Control of The Inland Sea
A big part of the plan to deal with Japan would depend on control of the shallow body of water between Egypt and Japan. Our galleys had unrestricted access to this "Inland Sea" because we had successfully constructed the Great Lighthouse. Japan, on the otherhand, was restricted to only 3 moves per turn and had to hug the coasts.

The Inland Sea Compared 190AD to 210AD

Because of the width of the inland sea, one galley could not cross the open space and deliver unit to the other side in a single turn. However, two galleys could accomplish the task anywhere along the sea by having two galley meet in the middle of the sea and allowing the units to cross from one galley to the next while the galleys were lashed to gether with planks providing an easy walk across path. The key point here is that the inland sea was essentially the same width all along its length from north to south, because the crossing required the same number of turns and/or the same number of galley transfers.

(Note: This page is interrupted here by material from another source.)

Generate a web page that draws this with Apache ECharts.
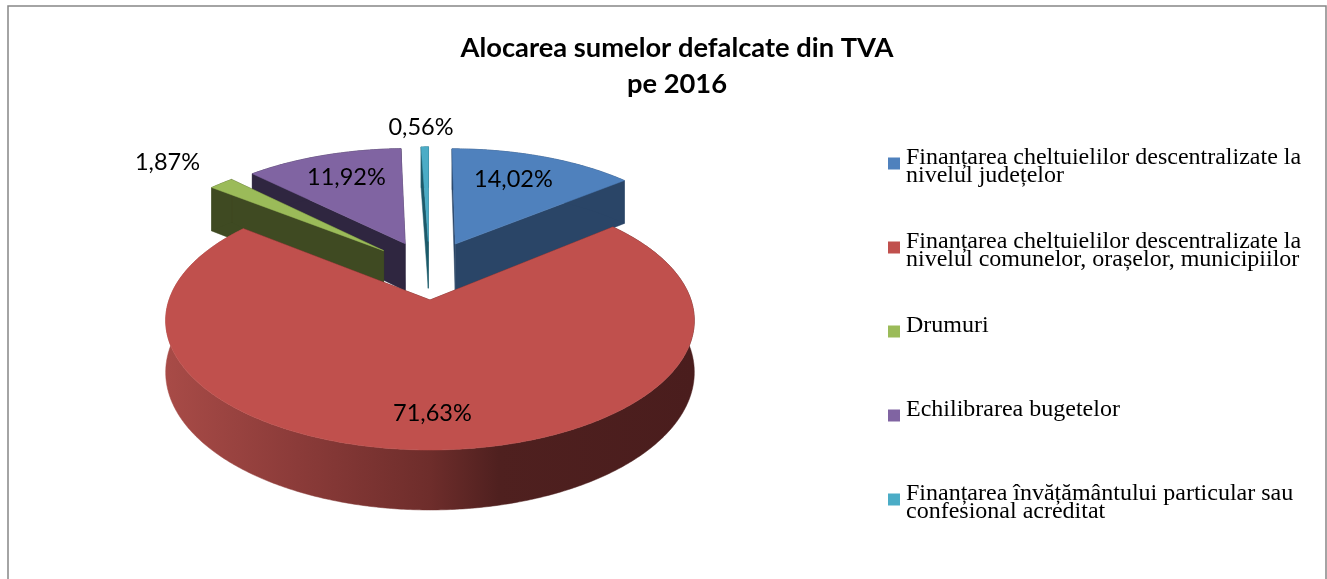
<!DOCTYPE html>
<html>
<head>
<meta charset="utf-8">
<title>Alocarea sumelor defalcate din TVA</title>
<style>
  html, body { margin: 0; padding: 0; background: #fff; }
  #chart { width: 1327px; height: 579px; }
</style>
<script src="https://cdn.jsdelivr.net/npm/echarts@6/dist/echarts.min.js"></script>
</head>
<body>
<div id="chart"></div>
<script>
// date
const categories = [
  'Finanțarea cheltuielilor descentralizate la nivelul județelor',
  'Finanțarea cheltuielilor descentralizate la nivelul comunelor, orașelor, municipiilor',
  'Drumuri',
  'Echilibrarea bugetelor',
  'Finanțarea învățământului particular sau confesional acreditat'
];
const legendLines = [
  ['Finanțarea cheltuielilor descentralizate la', 'nivelul județelor'],
  ['Finanțarea cheltuielilor descentralizate la', 'nivelul comunelor, orașelor, municipiilor'],
  ['Drumuri', ' '],
  ['Echilibrarea bugetelor', ' '],
  ['Finanțarea învățământului particular sau', 'confesional acreditat']
];
const shares = [14.02, 71.63, 1.87, 11.92, 0.56];
const shareLabels = ['14,02%', '71,63%', '1,87%', '11,92%', '0,56%'];

// culori: fata de sus si peretele lateral
const topColors = ['#4f81bd', '#c0504d', '#9bbb59', '#8064a2', '#4bacc6'];
const wallColors = ['#2a4567', '#4e1f1e', '#3f4a22', '#2f2640', '#1d5a6a'];

// pozitia etichetelor fata de varful feliei
const labelRadius = [0.708, 0.784, 1.36, 0.717, 1.245];
const labelTurn = [-2.6, 0, -0.6, 0.85, -0.7];

// proiectia "3D" a discului
const apexX = 430, apexY = 300;  // varful feliei rosii pe ecran
const radiusX = 261, depthY = 126.3, wallH = 50.5, persp = 0.158;
const explode = 0.25;

const total = shares.reduce((a, b) => a + b, 0);
const startAngles = [];
shares.reduce((acc, v, i) => {
  startAngles[i] = acc / total * Math.PI * 2;
  return acc + v;
}, 0);
const sweep = i => shares[i] / total * Math.PI * 2;
const midAngle = i => startAngles[i] + sweep(i) / 2;

// centrul feliei rosii e originea proiectiei
const originU = explode * Math.sin(midAngle(1));
const originV = -explode * Math.cos(midAngle(1));

function project(u, v, h) {
  const du = u - originU, dv = v - originV;
  const s = 1 / (1 - persp * dv);
  return [apexX + radiusX * du * s, apexY + (depthY * dv + h) * s];
}

function sliceApex(i) {
  const m = midAngle(i);
  return [explode * Math.sin(m), -explode * Math.cos(m)];
}

function arcPoints(i, h) {
  const a = sliceApex(i);
  const steps = Math.max(4, Math.ceil(sweep(i) / 0.01));
  const pts = [];
  for (let k = 0; k <= steps; k++) {
    const t = startAngles[i] + sweep(i) * k / steps;
    pts.push(project(a[0] + Math.sin(t), a[1] - Math.cos(t), h));
  }
  return pts;
}

const redWall = {
  type: 'linear', x: 0, y: 0, x2: 1, y2: 0,
  colorStops: [
    { offset: 0, color: '#a84b47' },
    { offset: 0.25, color: '#8b3b39' },
    { offset: 0.5, color: '#6e2d2b' },
    { offset: 0.63, color: '#4f201f' },
    { offset: 1, color: '#4a1d1d' }
  ]
};

function polygon(points, fill) {
  return {
    type: 'polygon',
    shape: { points: points },
    style: { fill: fill, stroke: fill, lineWidth: 0.5 },
    silent: true
  };
}

function renderSlice(i) {
  const a = sliceApex(i);
  const topArc = arcPoints(i, 0);
  const lowArc = arcPoints(i, wallH);
  const apexTop = project(a[0], a[1], 0);
  const apexLow = project(a[0], a[1], wallH);
  const last = topArc.length - 1;
  const wall = wallColors[i];
  const side = i === 1 ? redWall : wall;

  const turn = midAngle(i) + labelTurn[i] * Math.PI / 180;
  const labelAt = project(
    a[0] + labelRadius[i] * Math.sin(turn),
    a[1] - labelRadius[i] * Math.cos(turn),
    0
  );

  return {
    type: 'group',
    children: [
      polygon([apexTop, topArc[0], lowArc[0], apexLow], wall),
      polygon([apexTop, topArc[last], lowArc[last], apexLow], wall),
      polygon(topArc.concat(lowArc.slice().reverse()), side),
      polygon([apexTop].concat(topArc), topColors[i]),
      {
        type: 'text',
        silent: true,
        style: {
          text: shareLabels[i],
          x: labelAt[0],
          y: labelAt[1],
          align: 'center',
          verticalAlign: 'middle',
          fill: '#000',
          font: '23.5px Lato, sans-serif'
        }
      }
    ]
  };
}

const chart = echarts.init(document.getElementById('chart'), null, { renderer: 'canvas' });

chart.setOption({
  animation: false,
  backgroundColor: '#fff',
  title: {
    text: 'Alocarea sumelor defalcate din TVA\npe 2016',
    left: 672,
    top: 25,
    textAlign: 'center',
    textStyle: {
      fontFamily: 'Lato, sans-serif',
      fontWeight: 'bold',
      fontSize: 27.3,
      lineHeight: 36,
      color: '#000'
    }
  },
  legend: {
    orient: 'vertical',
    left: 888,
    top: 145,
    padding: 0,
    itemWidth: 12,
    itemHeight: 12,
    itemGap: 41.5,
    icon: 'rect',
    selectedMode: false,
    data: categories,
    formatter: name => {
      const lines = legendLines[categories.indexOf(name)];
      // randul gol de sus coboara textul fata de marcaj, ca in original
      return '{gap| }\n{line|' + lines[0] + '}\n{line|' + lines[1] + '}';
    },
    textStyle: {
      rich: {
        gap: { fontSize: 1, lineHeight: 6 },
        line: {
          fontFamily: '"Liberation Serif", serif',
          fontSize: 24,
          lineHeight: 18,
          color: '#000',
          padding: [0, 0, 0, 1]
        }
      }
    }
  },
  graphic: [
    {
      type: 'rect',
      silent: true,
      shape: { x: 8, y: 6, width: 1318, height: 620 },
      style: { fill: 'none', stroke: '#868686', lineWidth: 1.5 }
    }
  ],
  series: categories.map((name, i) => ({
    name: name,
    type: 'custom',
    coordinateSystem: 'none',
    z: 2 + (-Math.cos(midAngle(i)) + 1),
    itemStyle: { color: topColors[i] },
    data: [shares[i]],
    renderItem: () => renderSlice(i)
  }))
});
</script>
</body>
</html>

If we could transfer units across the inland sea by using pairs of ports that were further to the south, then we could save land movement turns for the units and potentially get them into combat even earlier.

This set of observations about the inland sea, added a secondary objective for the main advancing thrust of the army. In addition to striking directly toward Kyoto, the units in this military force would exploit any opportunity to capture Japanese port cities along the coast of the inland sea. The first of these cities that we could identify was Nagoya where we had first contacted the Japanese and we could see that a harbor was in place in that city. Capturing these ports would reduce the length of our supply and reinforcement lines and would reduce the chance that an evil Japanese galley might pop out and disrupt the ferrying process that wopuld be bringing over additional forces on almost every turn.

With three pairs of galleys operating as ferrying teams in the inland sea, we could deliver six new units across the inland sea in every two turns of the passage of time. (one to deliver and then one to return and reload the next manifest).